Von Kairo ist es ein Klacks, nach Hurghada zu fliegen - ja, wenn die Militärs es denn zuließen. Der Krieg von 1973 mit Israel war noch in frischer Erinnerung, und in Hurghada schwamm ein rostiger Pott rum, dessen Kanonen darauf hindeuteten, dass es sich um die Seestreitmacht der Vereinigten Arabischen Republik handelte, al jumhuriya al-'arabia al-muttahida nannte sich das Kunstgebilde aus Ägypten und Syrien. Es war zwar schon längst aufgelöst worden, aber eben noch nicht vergessen.

Der Militärflughafen befand sich auf einem Hügel, von dem aus man unten in das Dorf blicken konnte. Mir war bis dato kein trostloserer Ort bekannt gewesen, weil hier so gut wie nichts wuchs. Die wenigen Palmen, die damals standen, mussten begossen werden, weil das Land nicht über Grundwasser verfügt. Und das übliche Wasser war äußerst knapp. Hurghada wartete sehnsüchtig auf den Anschluss an den Nil, der im Bau war.

Rudi holte mich und ein paar andere Leute aus dem Bomber mit einem Jeep ab und brachte uns zum Taucherhaus. Dieses hat sich als besser als sein Ruf heraus gestellt, was wohl einem geschickten Schachzug zu verdanken war. Gemessen an der Beschreibung fühlte sich der Bau gut an. Ich bin bis heute froh, nicht das Sheraton genommen zu haben. Erstens wäre ich von meinen Mittauchern geschnitten worden, und zweitens dort keinen Fuß auf die Erde gekriegt, weil die Anlage den reichen Saudis von der anderen Seite des Meeres als so eine Art Absteige und Sauflokal diente.

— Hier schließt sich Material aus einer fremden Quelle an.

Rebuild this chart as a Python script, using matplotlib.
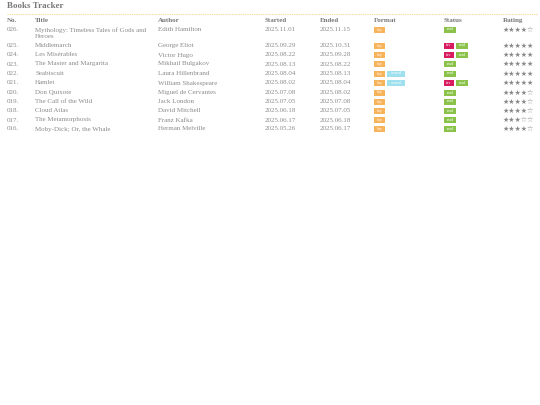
import matplotlib
matplotlib.use("Agg")
import matplotlib.pyplot as plt
from matplotlib.patches import Rectangle

nos = ["026.", "025.", "024.", "023.", "022.", "021.", "020.", "019.", "018.", "017.", "016."]
titles = ["Mythology: Timeless Tales of Gods and\nHeroes", "Middlemarch", "Les Misérables",
          "The Master and Margarita", "Seabiscuit", "Hamlet", "Don Quixote", "The Call of the Wild",
          "Cloud Atlas", "The Metamorphosis", "Moby-Dick; Or, the Whale"]
authors = ["Edith Hamilton", "George Eliot", "Victor Hugo", "Mikhail Bulgakov", "Laura Hillenbrand",
           "William Shakespeare", "Miguel de Cervantes", "Jack London", "David Mitchell", "Franz Kafka",
           "Herman Melville"]
started = ["2025.11.01", "2025.09.29", "2025.08.22", "2025.08.13", "2025.08.04", "2025.08.02",
           "2025.07.08", "2025.07.05", "2025.06.18", "2025.06.17", "2025.05.26"]
ended = ["2025.11.15", "2025.10.31", "2025.09.28", "2025.08.22", "2025.08.13", "2025.08.04",
         "2025.08.02", "2025.07.08", "2025.07.05", "2025.06.18", "2025.06.17"]
formats = [["buy"], ["buy"], ["buy"], ["buy"], ["buy", "owned"], ["buy", "owned"], ["buy"], ["buy"],
           ["buy"], ["buy"], ["buy"]]
statuses = [["read"], ["fav", "read"], ["fav", "read"], ["read"], ["read"], ["fav", "read"], ["read"],
            ["read"], ["read"], ["read"], ["read"]]
ratings = [4, 5, 5, 5, 5, 5, 4, 4, 4, 3, 4]
headers = ["No.", "Title", "Author", "Started", "Ended", "Format", "Status", "Rating"]

row_y = [29.5, 45.5, 55, 64, 73.5, 83, 92.5, 101.5, 111, 120, 129]
col_x = [7, 35, 158, 265, 320, 374, 444, 503]
badge_col = {"buy": "#f7b35a", "owned": "#9fe0ee", "fav": "#d81b60", "read": "#8bc34a"}
badge_w = {"buy": 11, "owned": 18, "fav": 10, "read": 12}

fig = plt.figure(figsize=(5.4, 4.05), dpi=100)
ax = fig.add_axes([0, 0, 1, 1])
ax.set_xlim(0, 540)
ax.set_ylim(405, 0)
ax.axis("off")
serif = "Liberation Serif"
gray = "#8a8a8a"

ax.text(7, 6, "Books Tracker", fontsize=6.5, fontweight="bold", color="#777", family=serif, va="center")
ax.plot([7, 538], [13.5, 13.5], color="#f0d890", lw=0.8, ls=(0, (1, 1)))
for x, h in zip(col_x, headers):
    ax.text(x, 20.5, h, fontsize=5, fontweight="bold", color="#777", family=serif, va="center")

def badges(x, y, items):
    for it in items:
        w = badge_w[it]
        ax.add_patch(Rectangle((x, y - 3), w, 6, color=badge_col[it], lw=0))
        ax.text(x + w / 2, y, it, fontsize=3, color="white", family=serif, ha="center", va="center")
        x += w + 2

for i, y in enumerate(row_y):
    ax.text(col_x[0], y, nos[i], fontsize=5, color=gray, family=serif, va="center")
    if "\n" in titles[i]:
        ax.text(col_x[1], y - 2.5, titles[i], fontsize=5, color=gray, family=serif, va="top", linespacing=1.3)
    else:
        ax.text(col_x[1], y, titles[i], fontsize=5, color=gray, family=serif, va="center")
    ax.text(col_x[2], y, authors[i], fontsize=5, color=gray, family=serif, va="center")
    ax.text(col_x[3], y, started[i], fontsize=5, color=gray, family=serif, va="center")
    ax.text(col_x[4], y, ended[i], fontsize=5, color=gray, family=serif, va="center")
    badges(col_x[5], y, formats[i])
    badges(col_x[6], y, statuses[i])
    ax.text(col_x[7], y, "★" * ratings[i] + "☆" * (5 - ratings[i]), fontsize=5, color="#888",
            family="DejaVu Sans", va="center")

fig.savefig("out.png", dpi=100, facecolor="white")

Mein Zimmer war eine Zelle mit Estrichboden, in dem sich eine Pritsche aus rohem Holz stand, sonst nichts. Dagegen hatte ich keine Einwände, weil ich Schlimmeres erwartet hatte, hatte ich doch sozialistische „Hotels“ für 50 Pfennig zu Genüge gekannt. Nur die Dusche war reichlich gewöhnungsbedürftig. Man stand in einem Bottich, goss sich das Wasser über den Kopf und musste aufpassen, dass kein Tröpfchen Wasser verloren ging. Das mit Seife versetzte Badewasser wurde für die Toilette benutzt, das klare zum Begießen von ein paar armen Pflanzen. So stand es zwar nicht im Prospekt, man wurde aber wirklich gewarnt und durfte deswegen nicht meckern. Ich wollte es sowieso nicht. Gemosert hätte ich eher im Sheraton.